[What to do] Pull out the lines from the line containing "Output the web" through the line containing "const phaseTicks = [11.1, 30.5, 57];", both lines included, and copy them exactly.

[Records to use]

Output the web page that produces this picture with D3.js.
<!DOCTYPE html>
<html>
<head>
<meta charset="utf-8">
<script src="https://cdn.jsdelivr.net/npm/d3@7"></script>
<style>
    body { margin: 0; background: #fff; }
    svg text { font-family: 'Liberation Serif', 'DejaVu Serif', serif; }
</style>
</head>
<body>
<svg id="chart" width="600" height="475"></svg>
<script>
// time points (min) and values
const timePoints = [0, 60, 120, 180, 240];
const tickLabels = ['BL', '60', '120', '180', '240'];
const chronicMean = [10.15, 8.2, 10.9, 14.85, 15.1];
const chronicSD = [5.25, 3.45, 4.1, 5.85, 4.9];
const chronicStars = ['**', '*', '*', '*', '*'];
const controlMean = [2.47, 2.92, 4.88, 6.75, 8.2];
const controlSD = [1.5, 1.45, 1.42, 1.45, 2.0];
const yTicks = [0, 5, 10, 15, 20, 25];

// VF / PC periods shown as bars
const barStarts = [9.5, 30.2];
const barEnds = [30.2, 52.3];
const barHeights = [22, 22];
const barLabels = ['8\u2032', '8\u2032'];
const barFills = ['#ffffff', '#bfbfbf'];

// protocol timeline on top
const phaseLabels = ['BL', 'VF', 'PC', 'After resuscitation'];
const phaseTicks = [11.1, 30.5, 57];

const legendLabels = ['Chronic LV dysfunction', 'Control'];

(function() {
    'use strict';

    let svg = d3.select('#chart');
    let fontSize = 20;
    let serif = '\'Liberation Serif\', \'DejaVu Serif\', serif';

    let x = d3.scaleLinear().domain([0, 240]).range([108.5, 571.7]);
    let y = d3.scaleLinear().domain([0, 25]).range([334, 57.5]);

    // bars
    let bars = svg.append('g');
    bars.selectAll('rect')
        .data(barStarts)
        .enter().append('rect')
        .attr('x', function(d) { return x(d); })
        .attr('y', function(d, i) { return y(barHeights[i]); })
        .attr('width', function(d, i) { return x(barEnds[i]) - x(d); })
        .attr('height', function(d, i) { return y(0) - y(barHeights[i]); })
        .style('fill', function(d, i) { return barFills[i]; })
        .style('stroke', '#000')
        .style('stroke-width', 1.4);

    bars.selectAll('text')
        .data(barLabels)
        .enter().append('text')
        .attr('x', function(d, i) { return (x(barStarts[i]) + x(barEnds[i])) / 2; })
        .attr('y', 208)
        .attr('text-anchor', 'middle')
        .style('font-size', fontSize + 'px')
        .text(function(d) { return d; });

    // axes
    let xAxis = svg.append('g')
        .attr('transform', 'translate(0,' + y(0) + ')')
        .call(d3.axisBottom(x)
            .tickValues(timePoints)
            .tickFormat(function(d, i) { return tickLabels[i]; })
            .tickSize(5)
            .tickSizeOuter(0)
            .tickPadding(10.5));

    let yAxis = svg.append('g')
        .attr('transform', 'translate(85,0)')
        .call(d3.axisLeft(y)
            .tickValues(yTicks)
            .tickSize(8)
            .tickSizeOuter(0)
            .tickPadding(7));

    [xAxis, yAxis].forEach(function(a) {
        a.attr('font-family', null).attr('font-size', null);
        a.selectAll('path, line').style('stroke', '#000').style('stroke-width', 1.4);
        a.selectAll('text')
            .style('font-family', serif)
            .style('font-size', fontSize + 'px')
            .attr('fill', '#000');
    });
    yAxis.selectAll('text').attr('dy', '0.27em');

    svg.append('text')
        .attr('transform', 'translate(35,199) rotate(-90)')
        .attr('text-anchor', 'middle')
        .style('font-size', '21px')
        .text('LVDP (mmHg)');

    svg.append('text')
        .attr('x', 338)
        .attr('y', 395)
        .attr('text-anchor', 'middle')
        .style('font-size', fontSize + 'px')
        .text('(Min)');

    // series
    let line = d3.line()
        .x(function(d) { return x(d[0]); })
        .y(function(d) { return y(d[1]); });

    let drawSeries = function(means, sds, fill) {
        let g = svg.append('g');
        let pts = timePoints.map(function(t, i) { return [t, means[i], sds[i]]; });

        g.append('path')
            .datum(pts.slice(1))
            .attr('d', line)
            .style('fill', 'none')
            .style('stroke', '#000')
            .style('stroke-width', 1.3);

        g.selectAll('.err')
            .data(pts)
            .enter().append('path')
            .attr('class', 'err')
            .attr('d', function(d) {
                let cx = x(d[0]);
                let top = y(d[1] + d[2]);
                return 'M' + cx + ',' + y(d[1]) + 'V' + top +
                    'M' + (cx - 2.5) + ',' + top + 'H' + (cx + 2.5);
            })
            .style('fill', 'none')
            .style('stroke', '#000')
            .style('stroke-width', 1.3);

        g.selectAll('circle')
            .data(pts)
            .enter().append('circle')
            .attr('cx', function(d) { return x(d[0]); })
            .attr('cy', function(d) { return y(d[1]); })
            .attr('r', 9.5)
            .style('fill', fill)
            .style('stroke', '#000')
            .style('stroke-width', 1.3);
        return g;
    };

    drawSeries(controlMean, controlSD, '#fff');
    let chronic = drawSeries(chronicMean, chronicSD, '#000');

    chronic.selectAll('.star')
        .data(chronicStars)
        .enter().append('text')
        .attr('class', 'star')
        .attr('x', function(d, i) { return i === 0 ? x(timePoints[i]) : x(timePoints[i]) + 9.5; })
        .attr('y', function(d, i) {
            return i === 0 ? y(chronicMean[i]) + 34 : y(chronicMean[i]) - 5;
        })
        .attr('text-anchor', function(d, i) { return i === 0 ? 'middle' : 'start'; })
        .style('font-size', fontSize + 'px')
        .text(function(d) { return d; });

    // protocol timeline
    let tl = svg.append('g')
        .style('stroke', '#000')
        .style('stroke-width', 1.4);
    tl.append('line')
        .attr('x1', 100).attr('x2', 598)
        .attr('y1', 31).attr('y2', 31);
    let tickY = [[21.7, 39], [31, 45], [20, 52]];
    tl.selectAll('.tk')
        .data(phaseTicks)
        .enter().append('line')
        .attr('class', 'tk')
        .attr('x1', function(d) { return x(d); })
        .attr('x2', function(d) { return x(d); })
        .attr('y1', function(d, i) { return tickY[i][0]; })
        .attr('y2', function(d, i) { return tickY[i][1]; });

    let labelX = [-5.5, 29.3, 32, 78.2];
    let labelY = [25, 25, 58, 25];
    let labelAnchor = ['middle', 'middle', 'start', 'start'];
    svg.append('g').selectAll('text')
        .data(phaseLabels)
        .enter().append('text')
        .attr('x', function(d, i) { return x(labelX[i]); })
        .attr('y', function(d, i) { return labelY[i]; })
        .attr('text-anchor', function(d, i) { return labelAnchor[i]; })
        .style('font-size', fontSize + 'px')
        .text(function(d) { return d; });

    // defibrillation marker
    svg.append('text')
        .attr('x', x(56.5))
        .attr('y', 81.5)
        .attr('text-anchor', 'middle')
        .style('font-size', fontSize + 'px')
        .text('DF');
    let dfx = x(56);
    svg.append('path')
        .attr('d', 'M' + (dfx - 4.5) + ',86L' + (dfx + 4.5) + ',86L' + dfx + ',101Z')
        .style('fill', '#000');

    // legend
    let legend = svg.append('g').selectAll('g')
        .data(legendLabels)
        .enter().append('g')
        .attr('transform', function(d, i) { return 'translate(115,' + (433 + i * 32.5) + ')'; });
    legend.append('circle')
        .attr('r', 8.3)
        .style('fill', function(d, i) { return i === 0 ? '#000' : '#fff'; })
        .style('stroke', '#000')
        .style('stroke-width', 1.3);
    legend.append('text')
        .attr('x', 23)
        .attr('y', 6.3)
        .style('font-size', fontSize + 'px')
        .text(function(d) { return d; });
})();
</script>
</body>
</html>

---

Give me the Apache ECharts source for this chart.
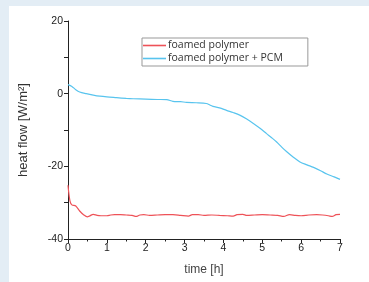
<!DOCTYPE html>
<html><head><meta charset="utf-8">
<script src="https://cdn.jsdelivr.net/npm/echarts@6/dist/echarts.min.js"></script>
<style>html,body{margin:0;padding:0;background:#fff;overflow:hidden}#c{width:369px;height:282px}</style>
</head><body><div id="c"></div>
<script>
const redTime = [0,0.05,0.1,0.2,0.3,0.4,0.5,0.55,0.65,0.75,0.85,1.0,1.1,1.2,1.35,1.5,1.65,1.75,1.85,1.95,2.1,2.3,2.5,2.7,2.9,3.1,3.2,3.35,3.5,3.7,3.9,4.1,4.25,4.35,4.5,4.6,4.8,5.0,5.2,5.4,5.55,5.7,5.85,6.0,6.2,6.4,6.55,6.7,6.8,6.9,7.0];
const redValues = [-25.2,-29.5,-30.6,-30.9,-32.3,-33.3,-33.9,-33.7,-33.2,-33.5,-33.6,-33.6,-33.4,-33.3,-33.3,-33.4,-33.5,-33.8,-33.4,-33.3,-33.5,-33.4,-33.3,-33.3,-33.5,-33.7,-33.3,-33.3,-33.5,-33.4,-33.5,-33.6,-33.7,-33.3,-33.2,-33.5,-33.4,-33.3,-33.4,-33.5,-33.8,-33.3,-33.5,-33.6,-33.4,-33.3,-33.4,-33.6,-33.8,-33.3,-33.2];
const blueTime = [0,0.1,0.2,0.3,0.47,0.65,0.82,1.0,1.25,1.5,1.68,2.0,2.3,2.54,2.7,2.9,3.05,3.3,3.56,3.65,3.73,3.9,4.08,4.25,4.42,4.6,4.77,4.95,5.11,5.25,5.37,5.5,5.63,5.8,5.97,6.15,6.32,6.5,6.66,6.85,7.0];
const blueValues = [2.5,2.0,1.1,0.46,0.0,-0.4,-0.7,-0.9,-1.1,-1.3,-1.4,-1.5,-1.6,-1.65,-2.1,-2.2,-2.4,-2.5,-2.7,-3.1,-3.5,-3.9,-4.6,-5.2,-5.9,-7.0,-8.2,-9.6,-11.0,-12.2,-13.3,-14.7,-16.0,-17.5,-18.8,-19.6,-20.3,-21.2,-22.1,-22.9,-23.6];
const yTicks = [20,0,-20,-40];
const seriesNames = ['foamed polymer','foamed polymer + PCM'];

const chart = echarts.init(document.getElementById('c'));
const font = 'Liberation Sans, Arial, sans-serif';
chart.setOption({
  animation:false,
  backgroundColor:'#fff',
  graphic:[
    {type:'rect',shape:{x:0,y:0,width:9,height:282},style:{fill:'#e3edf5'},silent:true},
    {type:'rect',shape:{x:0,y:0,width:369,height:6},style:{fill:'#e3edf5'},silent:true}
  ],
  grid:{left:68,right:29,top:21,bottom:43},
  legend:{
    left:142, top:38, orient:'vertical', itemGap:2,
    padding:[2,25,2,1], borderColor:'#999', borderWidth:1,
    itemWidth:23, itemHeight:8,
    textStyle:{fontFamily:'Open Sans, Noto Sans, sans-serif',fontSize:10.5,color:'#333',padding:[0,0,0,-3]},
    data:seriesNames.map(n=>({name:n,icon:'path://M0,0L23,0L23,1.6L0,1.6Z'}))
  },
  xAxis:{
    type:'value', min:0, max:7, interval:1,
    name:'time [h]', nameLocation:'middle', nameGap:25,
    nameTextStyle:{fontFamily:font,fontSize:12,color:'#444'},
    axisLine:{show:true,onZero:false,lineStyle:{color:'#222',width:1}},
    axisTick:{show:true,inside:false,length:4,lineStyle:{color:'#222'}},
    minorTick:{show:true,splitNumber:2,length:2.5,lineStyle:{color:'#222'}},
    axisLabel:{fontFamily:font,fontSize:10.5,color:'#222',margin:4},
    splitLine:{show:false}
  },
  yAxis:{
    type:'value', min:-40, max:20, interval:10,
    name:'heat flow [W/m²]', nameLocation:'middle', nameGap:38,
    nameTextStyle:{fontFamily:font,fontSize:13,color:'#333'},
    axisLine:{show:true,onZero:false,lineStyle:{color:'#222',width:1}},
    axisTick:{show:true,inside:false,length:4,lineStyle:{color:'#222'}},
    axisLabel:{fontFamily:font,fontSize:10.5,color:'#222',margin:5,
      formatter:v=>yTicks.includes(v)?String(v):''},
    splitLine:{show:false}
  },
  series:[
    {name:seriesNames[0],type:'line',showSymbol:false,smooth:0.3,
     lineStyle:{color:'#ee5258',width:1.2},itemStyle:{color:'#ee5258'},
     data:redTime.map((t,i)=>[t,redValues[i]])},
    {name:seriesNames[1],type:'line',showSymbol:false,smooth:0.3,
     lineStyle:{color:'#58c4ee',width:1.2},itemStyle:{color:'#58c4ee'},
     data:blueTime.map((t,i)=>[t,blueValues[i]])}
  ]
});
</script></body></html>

...

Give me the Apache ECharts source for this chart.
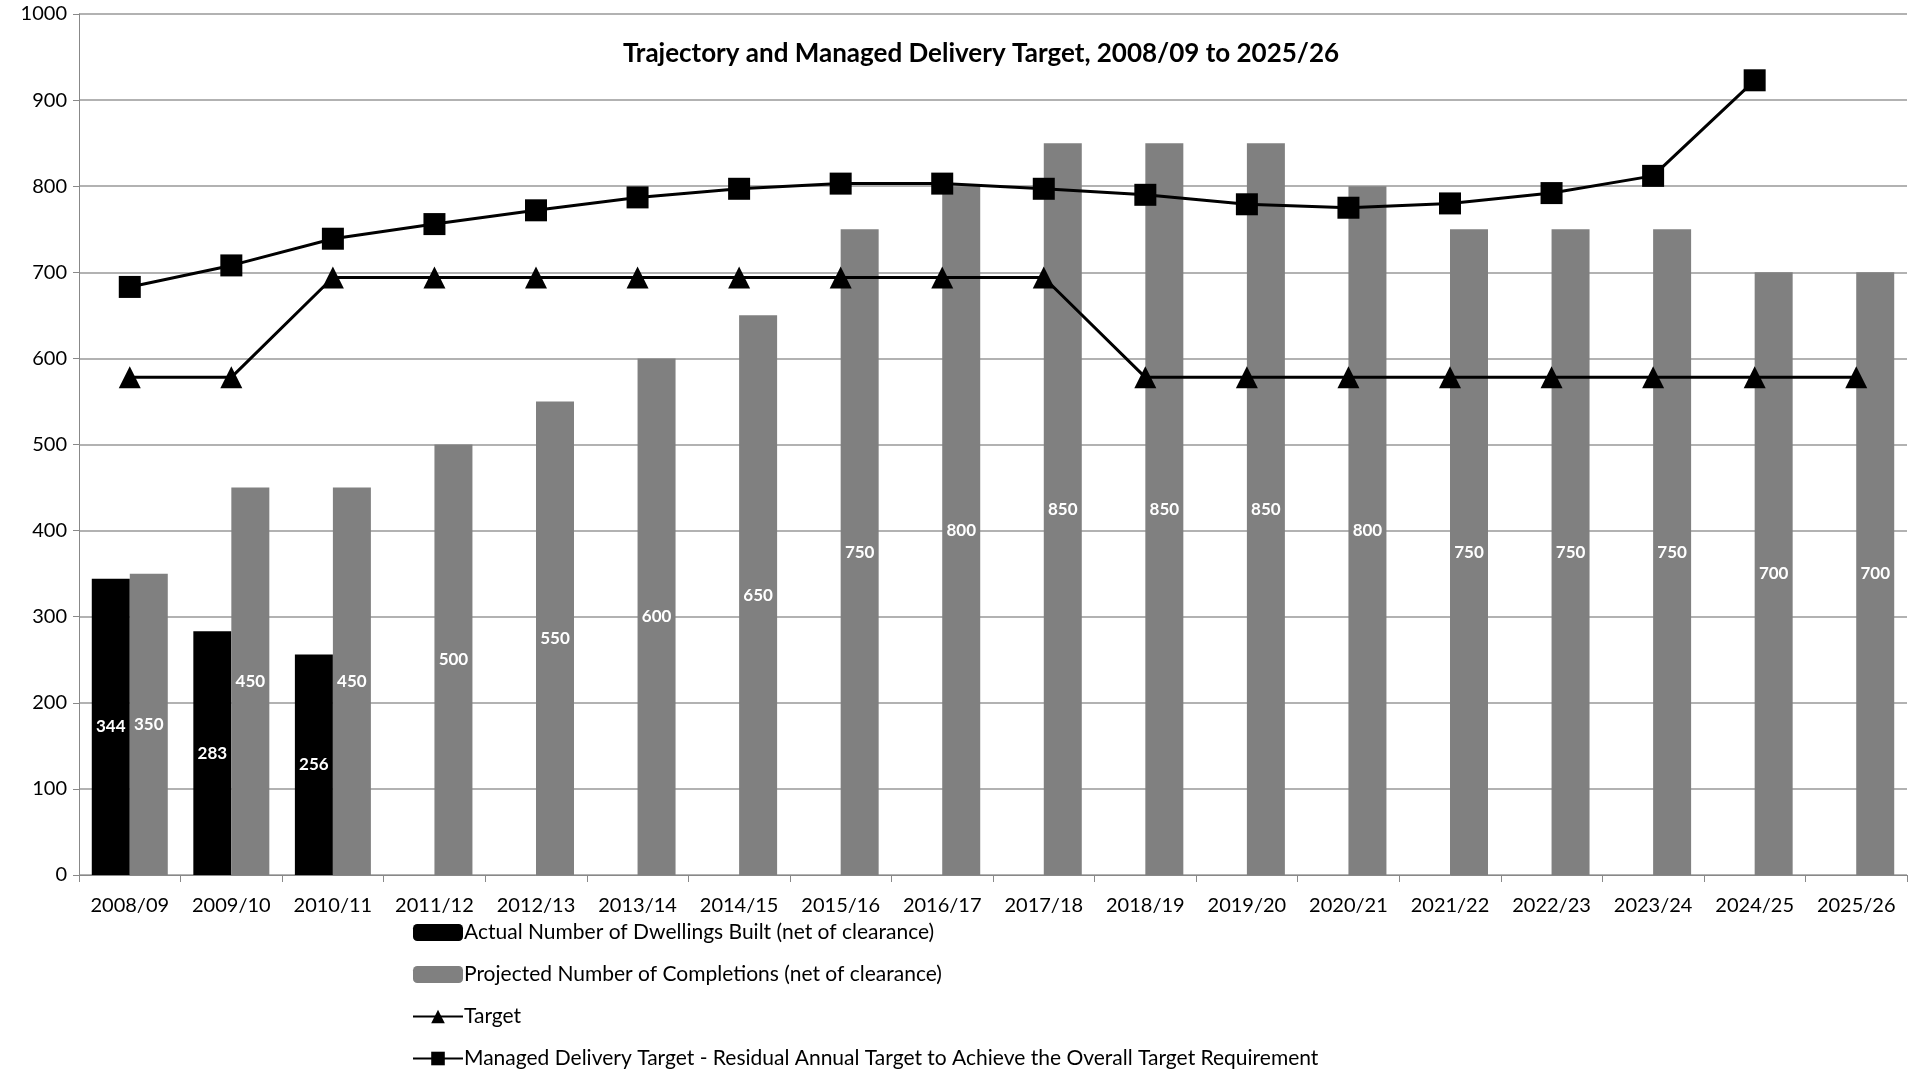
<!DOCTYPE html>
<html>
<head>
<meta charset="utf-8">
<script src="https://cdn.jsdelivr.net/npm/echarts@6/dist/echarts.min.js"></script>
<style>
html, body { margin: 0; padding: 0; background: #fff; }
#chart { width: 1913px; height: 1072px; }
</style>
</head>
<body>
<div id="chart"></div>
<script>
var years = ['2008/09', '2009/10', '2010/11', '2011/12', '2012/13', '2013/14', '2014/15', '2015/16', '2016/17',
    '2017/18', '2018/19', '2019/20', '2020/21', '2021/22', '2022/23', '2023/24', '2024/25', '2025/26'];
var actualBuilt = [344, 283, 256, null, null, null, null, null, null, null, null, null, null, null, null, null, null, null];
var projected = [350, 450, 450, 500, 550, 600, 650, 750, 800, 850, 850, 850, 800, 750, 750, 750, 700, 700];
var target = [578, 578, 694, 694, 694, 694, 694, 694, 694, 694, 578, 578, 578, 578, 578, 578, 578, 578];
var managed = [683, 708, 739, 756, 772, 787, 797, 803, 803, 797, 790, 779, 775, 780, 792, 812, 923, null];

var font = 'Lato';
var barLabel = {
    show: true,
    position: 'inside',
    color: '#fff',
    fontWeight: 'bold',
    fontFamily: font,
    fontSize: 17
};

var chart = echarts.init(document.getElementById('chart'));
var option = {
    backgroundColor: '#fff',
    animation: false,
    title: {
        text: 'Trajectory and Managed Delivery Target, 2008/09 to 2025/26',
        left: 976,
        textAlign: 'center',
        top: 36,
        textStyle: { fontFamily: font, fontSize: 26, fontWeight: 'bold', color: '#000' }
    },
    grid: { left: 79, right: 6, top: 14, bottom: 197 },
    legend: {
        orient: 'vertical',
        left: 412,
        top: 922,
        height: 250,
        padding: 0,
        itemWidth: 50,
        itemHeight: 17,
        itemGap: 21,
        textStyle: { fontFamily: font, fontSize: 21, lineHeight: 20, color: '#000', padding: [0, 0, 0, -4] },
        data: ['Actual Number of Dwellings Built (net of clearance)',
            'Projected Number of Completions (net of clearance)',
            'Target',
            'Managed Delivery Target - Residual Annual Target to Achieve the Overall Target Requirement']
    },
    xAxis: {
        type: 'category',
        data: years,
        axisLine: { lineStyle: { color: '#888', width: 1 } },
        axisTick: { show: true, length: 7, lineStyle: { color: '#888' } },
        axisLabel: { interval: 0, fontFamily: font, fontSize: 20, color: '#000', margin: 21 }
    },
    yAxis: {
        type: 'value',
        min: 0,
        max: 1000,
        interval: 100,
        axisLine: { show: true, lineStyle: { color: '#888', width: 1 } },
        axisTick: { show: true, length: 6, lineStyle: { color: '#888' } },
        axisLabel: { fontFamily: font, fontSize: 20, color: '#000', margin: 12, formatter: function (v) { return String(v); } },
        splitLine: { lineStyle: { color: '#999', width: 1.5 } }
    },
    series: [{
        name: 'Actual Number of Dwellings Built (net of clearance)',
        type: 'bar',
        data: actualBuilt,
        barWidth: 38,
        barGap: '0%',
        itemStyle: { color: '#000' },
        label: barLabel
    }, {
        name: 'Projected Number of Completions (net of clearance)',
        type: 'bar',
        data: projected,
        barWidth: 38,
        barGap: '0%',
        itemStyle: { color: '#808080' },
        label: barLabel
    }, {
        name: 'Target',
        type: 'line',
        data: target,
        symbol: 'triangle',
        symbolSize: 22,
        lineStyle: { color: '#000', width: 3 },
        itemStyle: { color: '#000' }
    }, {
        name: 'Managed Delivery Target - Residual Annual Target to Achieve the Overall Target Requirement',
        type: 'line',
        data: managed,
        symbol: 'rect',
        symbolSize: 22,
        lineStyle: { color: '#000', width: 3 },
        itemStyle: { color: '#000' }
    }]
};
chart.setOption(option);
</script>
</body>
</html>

[Result]
Output the web page that produces this picture with D3.js.
<!DOCTYPE html>
<html>
<head>
<meta charset="utf-8">
<script src="https://cdn.jsdelivr.net/npm/d3@7"></script>
<style>
    body { margin: 0; background: #fff; }
    svg text { font-family: 'Liberation Serif', 'DejaVu Serif', serif; }
</style>
</head>
<body>
<svg id="chart" width="600" height="475"></svg>
<script>
// time points (min) and values
const timePoints = [0, 60, 120, 180, 240];
const tickLabels = ['BL', '60', '120', '180', '240'];
const chronicMean = [10.15, 8.2, 10.9, 14.85, 15.1];
const chronicSD = [5.25, 3.45, 4.1, 5.85, 4.9];
const chronicStars = ['**', '*', '*', '*', '*'];
const controlMean = [2.47, 2.92, 4.88, 6.75, 8.2];
const controlSD = [1.5, 1.45, 1.42, 1.45, 2.0];
const yTicks = [0, 5, 10, 15, 20, 25];

// VF / PC periods shown as bars
const barStarts = [9.5, 30.2];
const barEnds = [30.2, 52.3];
const barHeights = [22, 22];
const barLabels = ['8\u2032', '8\u2032'];
const barFills = ['#ffffff', '#bfbfbf'];

// protocol timeline on top
const phaseLabels = ['BL', 'VF', 'PC', 'After resuscitation'];
const phaseTicks = [11.1, 30.5, 57];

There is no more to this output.